Related facts that don't hold for permutable subgroups

Related facts that do hold for permutable subgroups

Proof

Construction of the counterexample

Setup: Let p be an odd prime.

  • A is a group generated by two elements a,b subject to the relations a^{p^2} = 1, b^p = 1 and ab = ba^{p+1}. Alternatively A is the semidirect product of the additive group modulo p^2 by the multiplicative group of order p in the multiplicative group of automorphisms. Note that A is a non-Abelian group of order p^3.
  • C is a cyclic group of order p^2, generated by an element c.
  • G = A \times C.
  • B = \{ b \}.
  • K_1 = A \times \{ e \}, and K_2 = B \times C = \{b , c\}.
  • H = B \times \{ e \}.

We claim that H is permutable in both K_1 and K_2 but not in G.

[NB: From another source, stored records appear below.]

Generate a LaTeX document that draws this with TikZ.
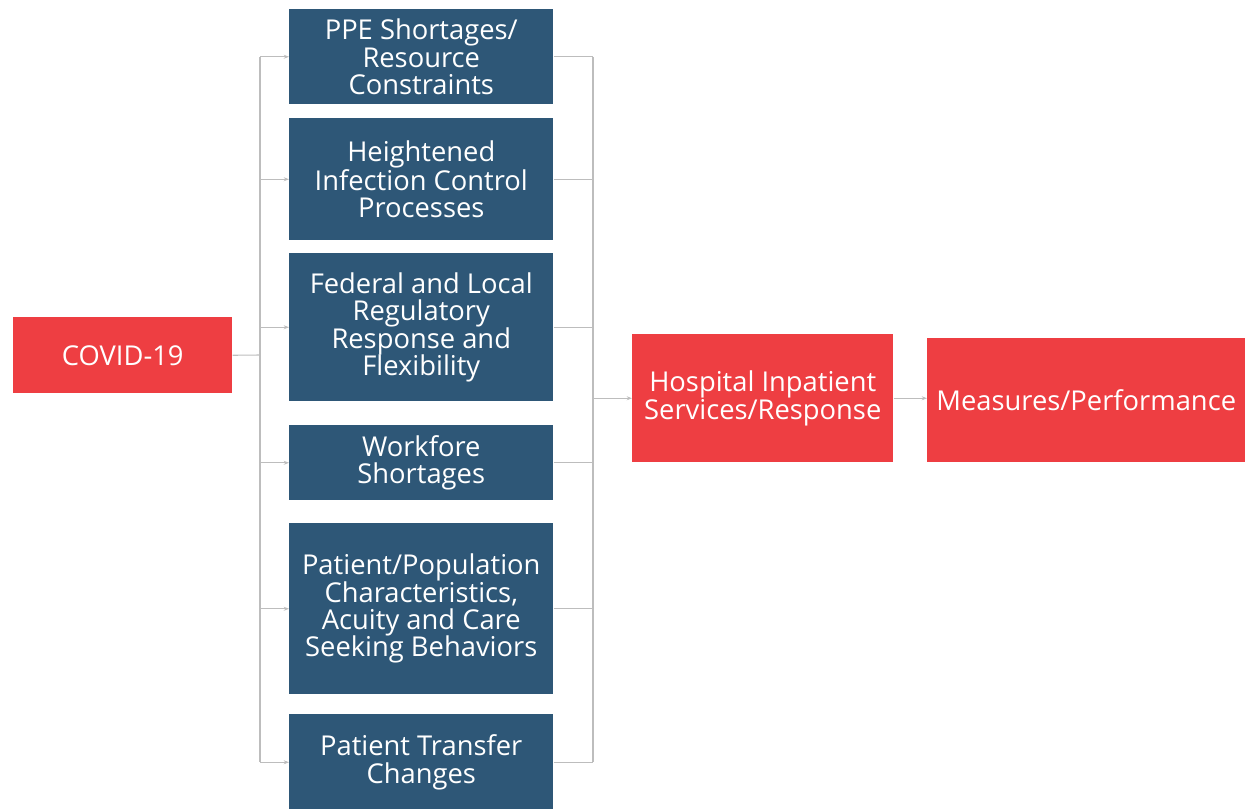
\documentclass[tikz,border=0pt]{standalone}
\usepackage{fontspec}
\setmainfont{Open Sans}
\usetikzlibrary{arrows.meta}
\definecolor{boxblue}{HTML}{2E5777}
\definecolor{boxred}{HTML}{EE3E42}
\definecolor{linegray}{HTML}{BDBDBD}
\tikzset{
  base/.style={rectangle, inner sep=0pt, text=white, align=center,
    font=\fontsize{20.5}{20.5}\selectfont, anchor=north west},
  bluebox/.style={base, fill=boxblue},
  redbox/.style={base, fill=boxred},
  conn/.style={draw=linegray, line width=0.8pt},
  arr/.style={conn, -{Stealth[length=4pt,width=3pt]}}
}
\begin{document}
\begin{tikzpicture}[x=0.75pt,y=-0.75pt]
\useasboundingbox (0,0) rectangle (1245,809);
% nodes
\node[redbox, minimum width=219*0.75pt, minimum height=76*0.75pt] (covid) at (13,317) {COVID-19};
\node[bluebox, minimum width=264*0.75pt, minimum height=95*0.75pt] (ppe) at (289,9) {PPE Shortages/\\Resource\\Constraints};
\node[bluebox, minimum width=264*0.75pt, minimum height=122*0.75pt] (hic) at (289,118) {Heightened\\Infection Control\\Processes};
\node[bluebox, minimum width=264*0.75pt, minimum height=148*0.75pt] (fed) at (289,253) {Federal and Local\\Regulatory\\Response and\\Flexibility};
\node[bluebox, minimum width=264*0.75pt, minimum height=75*0.75pt] (work) at (289,425) {Workfore\\Shortages};
\node[bluebox, minimum width=264*0.75pt, minimum height=171*0.75pt] (pop) at (289,523) {Patient/Population\\Characteristics,\\Acuity and Care\\Seeking Behaviors};
\node[bluebox, minimum width=264*0.75pt, minimum height=96*0.75pt] (trans) at (289,714) {Patient Transfer\\Changes};
\node[redbox, minimum width=261*0.75pt, minimum height=128*0.75pt] (hosp) at (632,334) {Hospital Inpatient\\Services/Response};
\node[redbox, minimum width=318*0.75pt, minimum height=124*0.75pt] (meas) at (927,338) {Measures/Performance};
% bus coordinates
\coordinate (lb) at (260,355);
\coordinate (rb) at (593,398);
% left bus
\draw[conn] (covid.east) -- (lb);
\draw[conn] (lb |- ppe.west) -- (lb |- trans.west);
\foreach \n in {ppe,hic,fed,work,pop,trans}
  \draw[arr] (lb |- \n.west) -- (\n.west);
% right bus
\draw[conn] (rb |- ppe.east) -- (rb |- trans.east);
\foreach \n in {ppe,hic,fed,work,pop,trans}
  \draw[conn] (\n.east) -- (rb |- \n.east);
\draw[arr] (rb |- hosp.west) -- (hosp.west);
\draw[arr] (hosp.east) -- (hosp.east -| meas.west);
\end{tikzpicture}
\end{document}
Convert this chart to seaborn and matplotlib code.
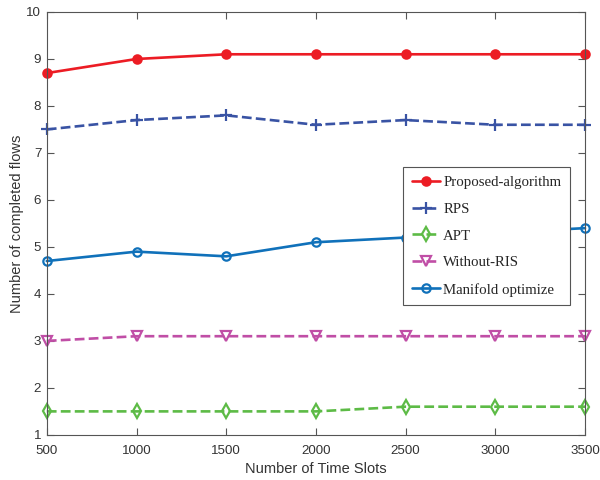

  • H is permutable in K_1: This follows from the fact that B is permutable in A. This can be verified using the fact that it is in the Baer norm, or equivalently, that it commutes with all cyclic subgroups. The proof details are given in the example for permutable not implies normal.
  • H is permutable in K_2: This follows from the fact that H is a direct factor of K_2, hence normal in K_2, hence permutable in K_2.
  • H is not permutable in G: Consider the cyclic subgroup D generated by (a,c). The claim is that HD \ne DH. To prove this notice that DH \ni (a,c)(b,e) = (ab,c) = (ba^{p+1},c). This is clearly not in HD.